Holy Wells Today
compiled by Mark Valentine
Other Well Ceremonies
The well-dressing which has survived in Derbyshire was originally much more widespread. I would be interested to hear of any other customs, not necessarily ‘dressing’ , which are still followed today, involving wells or springs.
Two Staffordshire villages have in recent times held ‘dressing’ events; Endon, which is usually around Spring Bank Holiday weekend, and Newborough, which member Chris Fletcher informs me is in danger of finishing, since parish finances can’t cope!
The local horticultural society has in the past staged a dressing ceremony at the Holywell, Cambridgeshire, holy well, on Midsummer’s Day.

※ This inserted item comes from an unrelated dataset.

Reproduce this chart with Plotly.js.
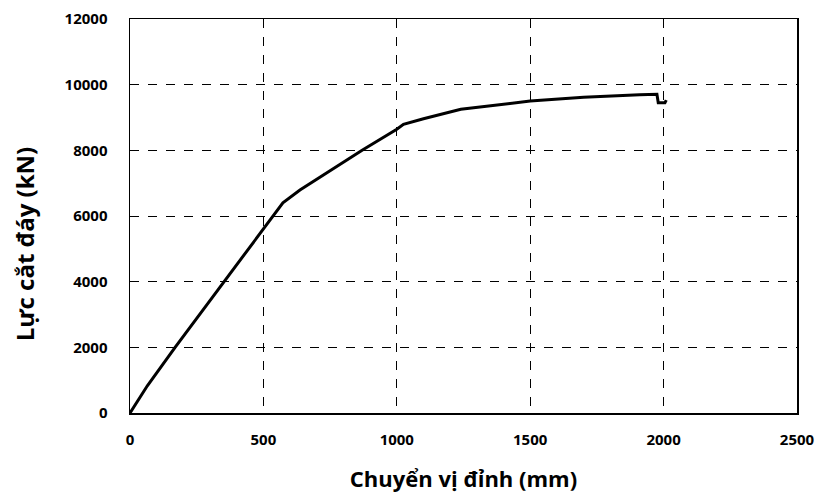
<!DOCTYPE html>
<html>
<head>
<meta charset="utf-8">
<script src="https://cdn.plot.ly/plotly-3.0.1.min.js"></script>
<style>html,body{margin:0;padding:0;background:#fff;}#chart{width:836px;height:495px;}</style>
</head>
<body>
<div id="chart"></div>
<script>
// Displacement at top (mm)
const displacement = [0, 65, 169, 352, 536, 573, 637, 870, 1000, 1025, 1100, 1240, 1500, 1700, 1910, 1975, 1980, 2005, 2010];
// Base shear (kN)
const baseShear = [0, 830, 2000, 4000, 6000, 6400, 6790, 8000, 8640, 8790, 8960, 9250, 9500, 9620, 9690, 9710, 9450, 9450, 9530];
const xTicks = [0, 500, 1000, 1500, 2000, 2500];
const yTicks = [0, 2000, 4000, 6000, 8000, 10000, 12000];
const xTitle = 'Chuyển vị đỉnh (mm)';
const yTitle = 'Lực cắt đáy (kN)';

const FONT = '"Open Sans", "Noto Sans", sans-serif';

const trace = {
  x: displacement,
  y: baseShear,
  type: 'scatter',
  mode: 'lines',
  line: {color: '#000000', width: 3},
  hoverinfo: 'skip'
};

const axisCommon = {
  showline: true,
  mirror: true,
  linecolor: '#000000',
  linewidth: 1.5,
  showgrid: true,
  gridcolor: '#000000',
  gridwidth: 1,
  griddash: 'dash',
  zeroline: false,
  ticks: '',
  tickfont: {family: FONT, size: 15, color: '#000000', weight: 'bold'}
};

const layout = {
  width: 836,
  height: 495,
  margin: {l: 130, r: 39, t: 19, b: 82},
  paper_bgcolor: '#ffffff',
  plot_bgcolor: '#ffffff',
  showlegend: false,
  xaxis: Object.assign({}, axisCommon, {
    range: [0, 2500],
    tickvals: xTicks,
    ticktext: xTicks.map(String),
    ticklabelstandoff: 12,
    title: {text: xTitle, font: {family: FONT, size: 22, color: '#000000', weight: 'bold'}, standoff: 24}
  }),
  yaxis: Object.assign({}, axisCommon, {
    range: [0, 12000],
    tickvals: yTicks,
    ticktext: yTicks.map(String),
    ticklabelstandoff: 18
  }),
  annotations: [{
    text: yTitle,
    xref: 'paper', yref: 'paper',
    x: -0.157, y: 0.429,
    xanchor: 'center', yanchor: 'middle',
    textangle: -90,
    showarrow: false,
    font: {family: FONT, size: 24, color: '#000000', weight: 'bold'}
  }]
};

Plotly.newPlot('chart', [trace], layout, {staticPlot: true, displayModeBar: false});
</script>
</body>
</html>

Bernard Schofield in is Events in Britain (Blandford Press, 1981) records a continuing Well Blessing custom at Bisley, Gloucestershire on May 24th.
When a well dating from at least the 14th century was uncovered under the Devon and Exeter City Library, Cathedral Close, Exeter, two divers took part in the investigation and excavation of its 45 feet depths. The archaeological unit of the city were hoping to make some finds in the accumulated silt, and also to resolve the tradition that a number of wells are linked by tunnels across the city.
(Source; Exeter Express & Echo, October 27th, 1984).
The Return of St Withburga?
BBC TV’s ‘Look East’ regional programme reported on 3/1/85 that St Withburga’s Well, in the churchyard of East Dereham, Norfolk, was reputed to be ‘running stronger and fresher than it has for centuries’ following attempts by the town’s mayor to have the saint’s remains returned to Dereham from Ely Cathedral.
St Withburga, an 8th century hermit, died and was buried c.743 at Dereham, but fifty years later her remains were found to be uncorrupted; they were therefore enshrined in the church. The well is said to have miraculously sprung up on this occasion. In 974, the body was stolen on the orders of Brithnoth, abbot of Ely, and with the approval of King Edgar and Ethelwold, Bishop of Winchester. It was re-interred at Ely, on the pretext that the saint would have wished burial near her sister, St Etheldreda.
The television feature implied that the renewed vigour of the well was seen by local people as a sign of the saint’s approval for the mayor’s campaign – a remarkable testimony, if so, to a lingering respect for the well’s powers. It was also reported that a spectral figure of a lady, seen in the churchyard recently, might also be connected.
The mayor, in an interview, said the theft of the relics had deprived Dereham of prosperity for more than a millennium; it could once have become the capital of Norfolk, but had never recovered from the loss. The return of the saint’s bones would be a symbolic gesture. The matter is now before an ecclesiastical court.
There are several similar traditions connecting the removal of saint’s bones with the miraculous emergence of sacred water, e.g. St Ethelbert, Marden, Herefordshire; St Winefred, Woolston, Shropshire; apart from, of course, the more common legend of saints founding wells whilst still alive, usually by striking the ground – e.g. Sir John Schorne’s, North Marston, Buckinghamshire; St Milburga, at Stoke St Milborough, Shropshire; St Thomas A Becket’s, Otford, Kent. Legends accounting for the foundation of wells are a research strand worth pursuing.
Reference: hagiographic details on St Withburga from The Oxford Dictionary of Saints by David Hugh Farmer, Oxford University Press, 1978.
New Life for Old Wells
I am grateful to Janet & Colin Bord for the following report;
‘It is always heartening to learn that a former holy well has been rediscovered and brought back into use. We were visiting a country house near the village of Llangwm in Clwyd recently, and we were discussing the water supply. The owner informed us that they had had an erratic supply of spring, water, until he determined to find a better supply, and while working on the problem he rediscovered the village holy well, Ffynnon Wnnod, which was on the hill just above the house. The name relates to the former dedication of the church to saints Gwnnod and Nathan. The well may have lost its reputation as a holy well because it later became known as Fron Fach Spring, and then it must have become altogether disused, because it had become overgrown until it was no more than a damp patch on the edge of a field. He dug it out, found a good water supply, and piped it down to the house. He also left an access to the well, which he covered with a lid specially made and carved, and he and his wife planted flowers around the well. Although the water is now being used for domestic purposes and not for baptism or cures as it probably was originally, at least the well has been saved from extinction.’